In an oddly stuttering narrative, but very realistic action and thoughts, Carol O’Connell has an original way of putting the picture together. This is Series No. 12, featuring her tough, scary, prickly, female detective, Kathleen Mallory.
A blind child, feeling his white stick way down a busy sidewalk, and a Catholic nun, disappear abruptly. Without trace, except for the cane.
Four bodies, in various stages of decomposition are found on the lawn of the mayor’s mansion. The most fresh of which is that of the nun, Sister Michael.
Detective Kathy Mallory and the NYPD’s Special Crimes Unit tackle the mystery; the missing child, Jonah Quill, giving the case the required urgency. The clues are sparse and the liars plentiful.
We see a lot of the action from the captive Jonah’s point of view, and here the author shines with a vibrant insight into the world of the visually impaired, and the resources they, who have never seen, develop to compensate.

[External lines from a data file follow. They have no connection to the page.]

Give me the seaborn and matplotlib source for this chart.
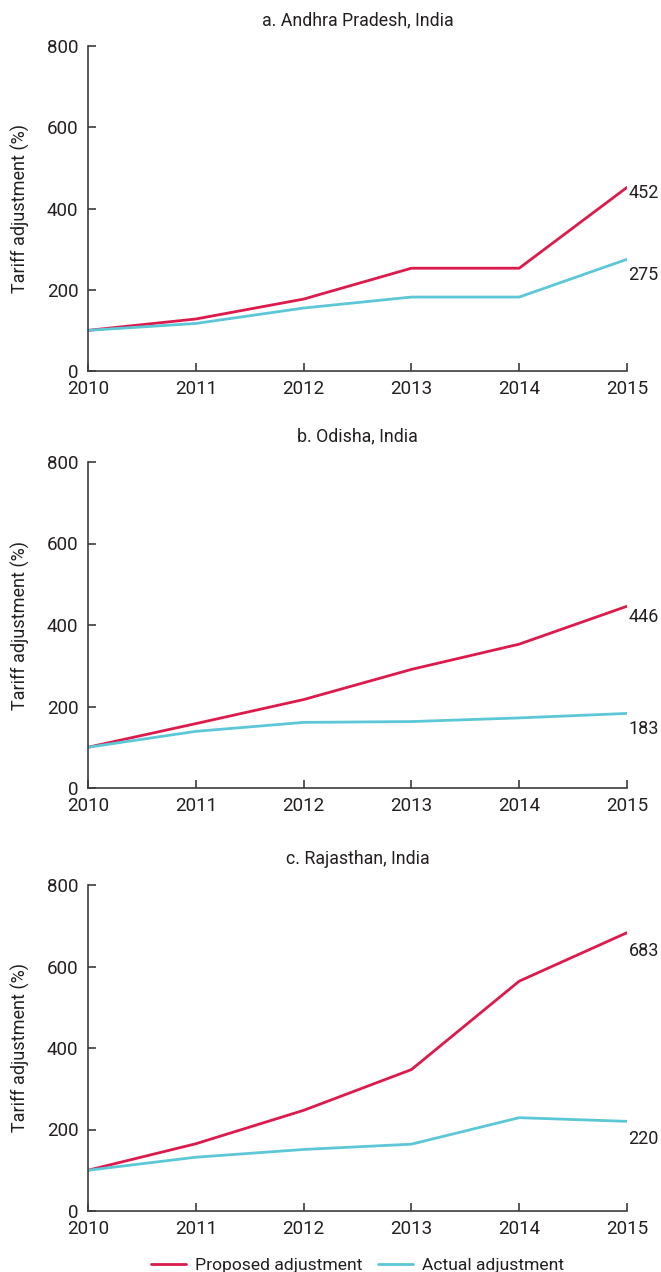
import numpy as np
import pandas as pd
import matplotlib
matplotlib.use("Agg")
import matplotlib.pyplot as plt
import seaborn as sns

years = [2010, 2011, 2012, 2013, 2014, 2015]
panel_titles = ["a. Andhra Pradesh, India", "b. Odisha, India", "c. Rajasthan, India"]
series_names = ["Proposed adjustment", "Actual adjustment"]

andhra_proposed = [100, 128, 177, 253, 253, 452]
andhra_actual = [100, 117, 155, 182, 182, 275]
odisha_proposed = [100, 158, 217, 291, 353, 446]
odisha_actual = [100, 139, 161, 163, 172, 183]
rajasthan_proposed = [100, 165, 247, 347, 564, 683]
rajasthan_actual = [100, 132, 151, 164, 229, 220]

y_ticks = [0, 200, 400, 600, 800]
y_label = "Tariff adjustment (%)"

panels = [
    (andhra_proposed, andhra_actual),
    (odisha_proposed, odisha_actual),
    (rajasthan_proposed, rajasthan_actual),
]

sns.set_style("white")
plt.rcParams["font.family"] = ["Roboto", "DejaVu Sans"]
text_color = "#231F20"
spine_color = "#3C3C3C"
palette = {"Proposed adjustment": "#DC1A4B", "Actual adjustment": "#5CC7D6"}

fig = plt.figure(figsize=(6.61, 12.72), dpi=100)
left, width = 88 / 661, (627 - 88) / 661
tops_px = [46, 462, 885]
bottoms_px = [371, 788, 1211]
# label offsets (points) for end annotations: (proposed, actual)
label_dy = [(-4, -11), (-8, -11), (-13, -13)]

axes = []
for i, (prop, act) in enumerate(panels):
    b = 1 - bottoms_px[i] / 1272
    h = (bottoms_px[i] - tops_px[i]) / 1272
    ax = fig.add_axes([left, b, width, h])
    axes.append(ax)
    df = pd.DataFrame({
        "year": years * 2,
        "value": list(prop) + list(act),
        "series": [series_names[0]] * len(years) + [series_names[1]] * len(years),
    })
    sns.lineplot(data=df, x="year", y="value", hue="series", palette=palette,
                 hue_order=series_names, linewidth=2.0, ax=ax, legend=False)
    ax.set_xlim(years[0], years[-1])
    ax.set_ylim(y_ticks[0], y_ticks[-1])
    ax.set_xticks(years)
    ax.set_xticklabels([str(y) for y in years])
    ax.set_yticks(y_ticks)
    ax.set_xlabel("")
    ax.set_ylabel(y_label, fontsize=13, color=text_color, labelpad=12)
    ax.set_title(panel_titles[i], fontsize=12.8, color=text_color, pad=15)
    for s in ["top", "right"]:
        ax.spines[s].set_visible(False)
    for s in ["left", "bottom"]:
        ax.spines[s].set_color(spine_color)
        ax.spines[s].set_linewidth(1.2)
    ax.tick_params(axis="both", direction="in", length=5.5, width=1.2,
                   color=spine_color, labelcolor=text_color, labelsize=13.5,
                   bottom=True, left=True)
    ax.tick_params(axis="x", pad=6.5)
    ax.tick_params(axis="y", pad=7)
    ax.grid(False)
    for vals, dy in zip((prop, act), label_dy[i]):
        ax.annotate(str(vals[-1]), xy=(years[-1], vals[-1]), xytext=(1, dy),
                    textcoords="offset points", ha="left", va="center",
                    fontsize=13, color=text_color, annotation_clip=False)

handles = [plt.Line2D([], [], color=palette[n], linewidth=2.0) for n in series_names]
fig.legend(handles, series_names, loc="center", bbox_to_anchor=(0.541, 1 - 1265 / 1272),
           ncol=2, frameon=False, fontsize=12.6, handlelength=2.0, columnspacing=0.9,
           handletextpad=0.5, labelcolor=text_color)

fig.savefig("out.png", dpi=100)
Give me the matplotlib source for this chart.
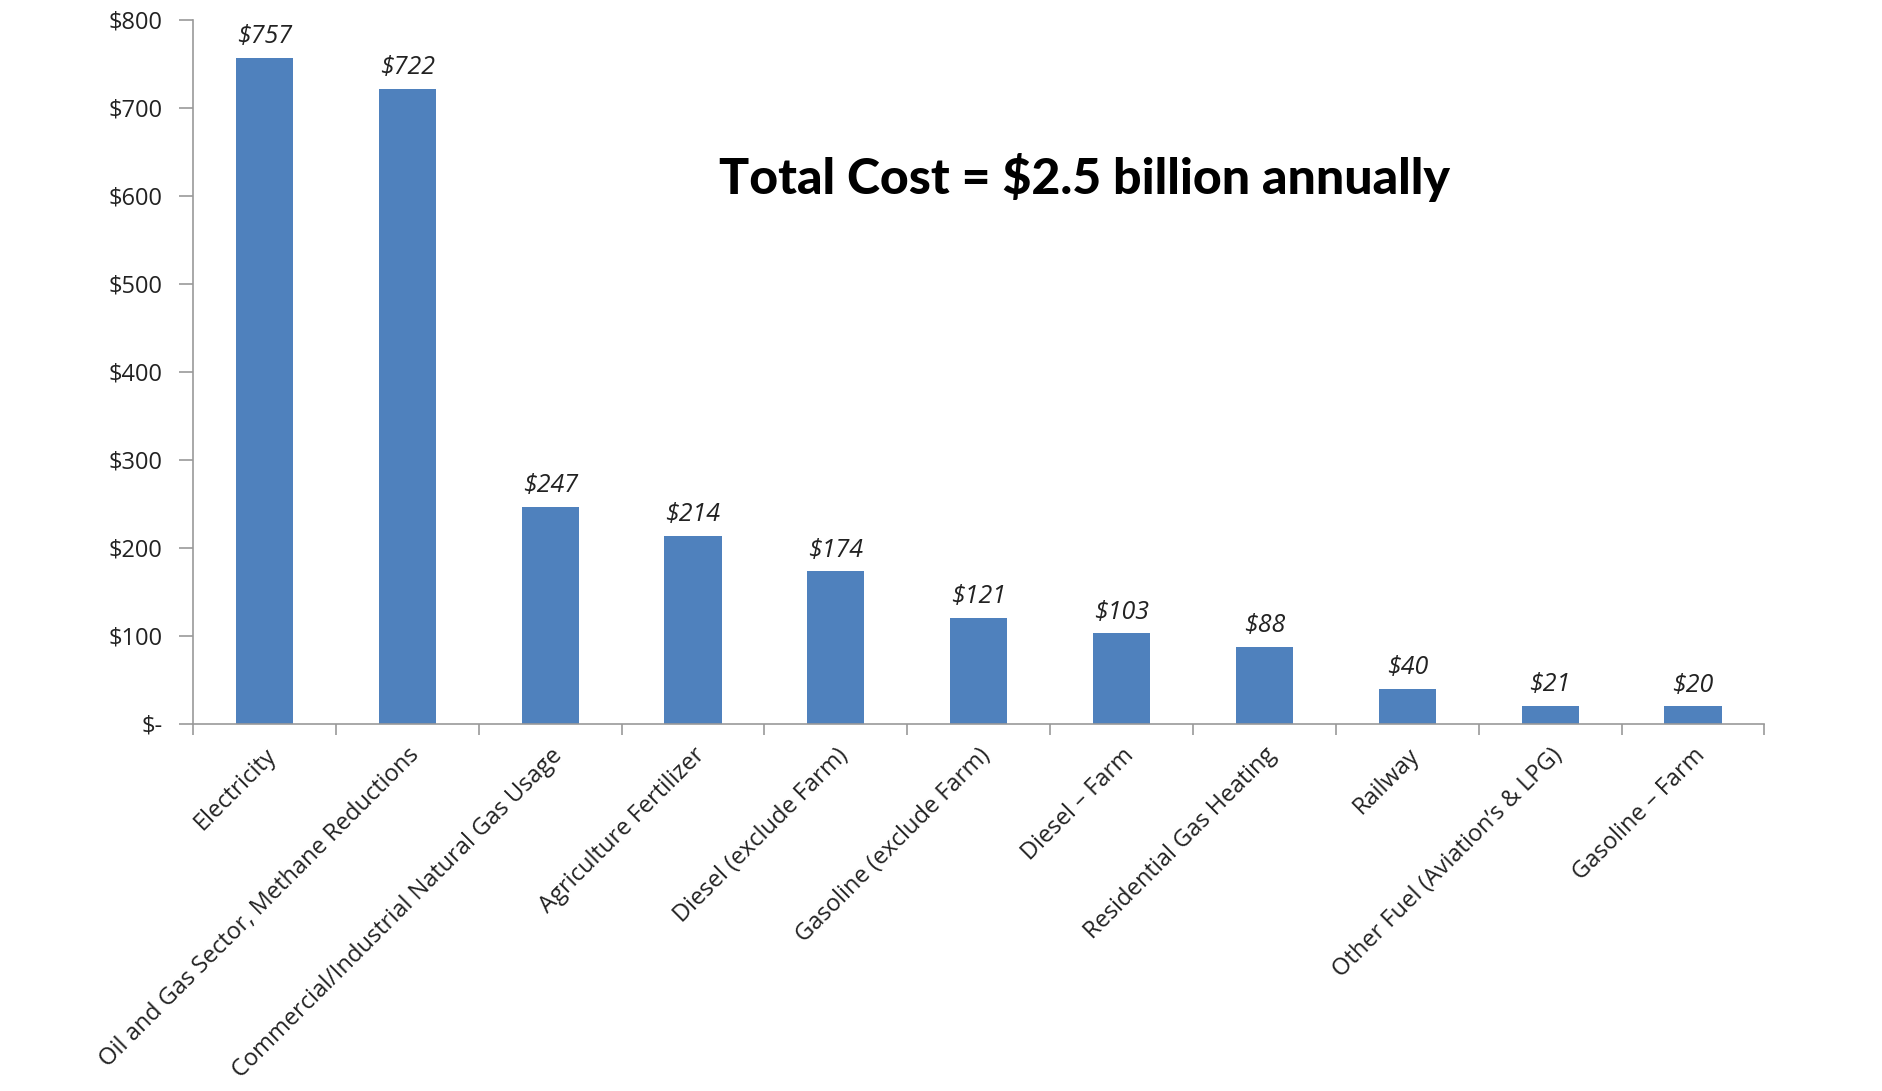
import matplotlib
matplotlib.use("Agg")
import matplotlib.pyplot as plt
import numpy as np

categories = ["Electricity", "Oil and Gas Sector, Methane Reductions",
              "Commercial/Industrial Natural Gas Usage", "Agriculture Fertilizer",
              "Diesel (exclude Farm)", "Gasoline (exclude Farm)", "Diesel \u2013 Farm",
              "Residential Gas Heating", "Railway", "Other Fuel (Aviation\u2019s & LPG)",
              "Gasoline \u2013 Farm"]
values = [757, 722, 247, 214, 174, 121, 103, 88, 40, 21, 20]
yticks = [0, 100, 200, 300, 400, 500, 600, 700, 800]
ytick_labels = ["$-", "$100", "$200", "$300", "$400", "$500", "$600", "$700", "$800"]
title_text = "Total Cost = $2.5 billion annually"

FONT = ["Open Sans", "DejaVu Sans"]

fig = plt.figure(figsize=(18.83, 10.91), dpi=100)
ax = fig.add_axes([0.1025, 0.3364, 0.8345, 0.6453])

x = np.arange(len(categories))
ax.bar(x, values, width=0.40, color="#4F81BD", zorder=2)
ax.set_xlim(-0.5, len(categories) - 0.5)
ax.set_ylim(0, 800)

ax.set_yticks(yticks)
ax.set_yticklabels(ytick_labels, fontsize=17, family=FONT, color="#222222")
ax.tick_params(axis="y", length=10, color="#999999", width=1.2, pad=12)

ax.set_xticks(np.arange(-0.5, len(categories), 1.0), minor=False)
ax.set_xticklabels([])
ax.tick_params(axis="x", length=8, color="#999999", width=1.2)
ax.set_xticks(x, minor=True)
ax.set_xticklabels(categories, minor=True, rotation=45, ha="right",
                   rotation_mode="anchor", fontsize=17, family=FONT, color="#222222")
ax.tick_params(axis="x", which="minor", length=0, pad=14)

for s in ["top", "right"]:
    ax.spines[s].set_visible(False)
for s in ["left", "bottom"]:
    ax.spines[s].set_color("#999999")
    ax.spines[s].set_linewidth(1.2)

for xi, v in zip(x, values):
    ax.annotate(f"${v}", (xi, v), xytext=(0, 6), textcoords="offset points",
                ha="center", va="bottom", fontsize=18, style="italic",
                family=FONT, color="#222222")

fig.text(0.576, 0.837, title_text, ha="center", va="center", fontsize=36,
         fontweight="black", family=["Lato", "DejaVu Sans"], color="black")

fig.savefig("out.png", dpi=100, facecolor="white")
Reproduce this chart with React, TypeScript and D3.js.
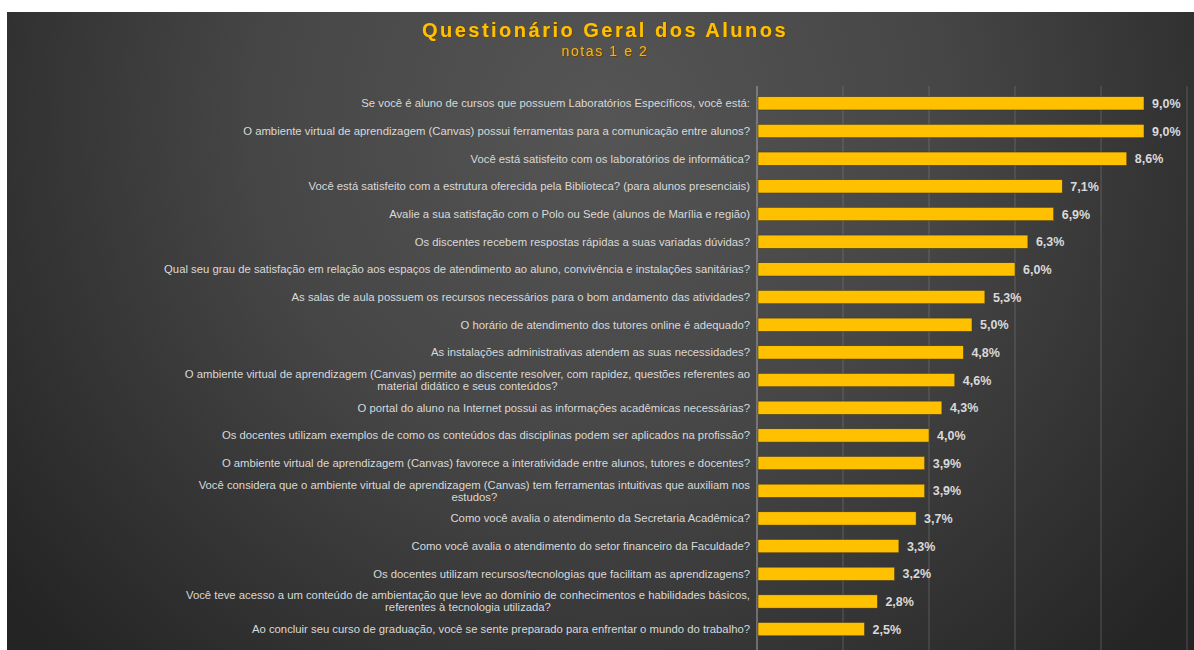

It is Mallory’s stubborn refusal to accept that Jonah is also dead that keeps the matter on the front burner. She has an uncanny understanding of things not said, things out of place and the ability to weave the lies into a pattern that will begin to make a picture. Even if that is in Braille…
You might not believe everything that the Mayor tells you, but the priest? Mallory sets out to rattle some cages.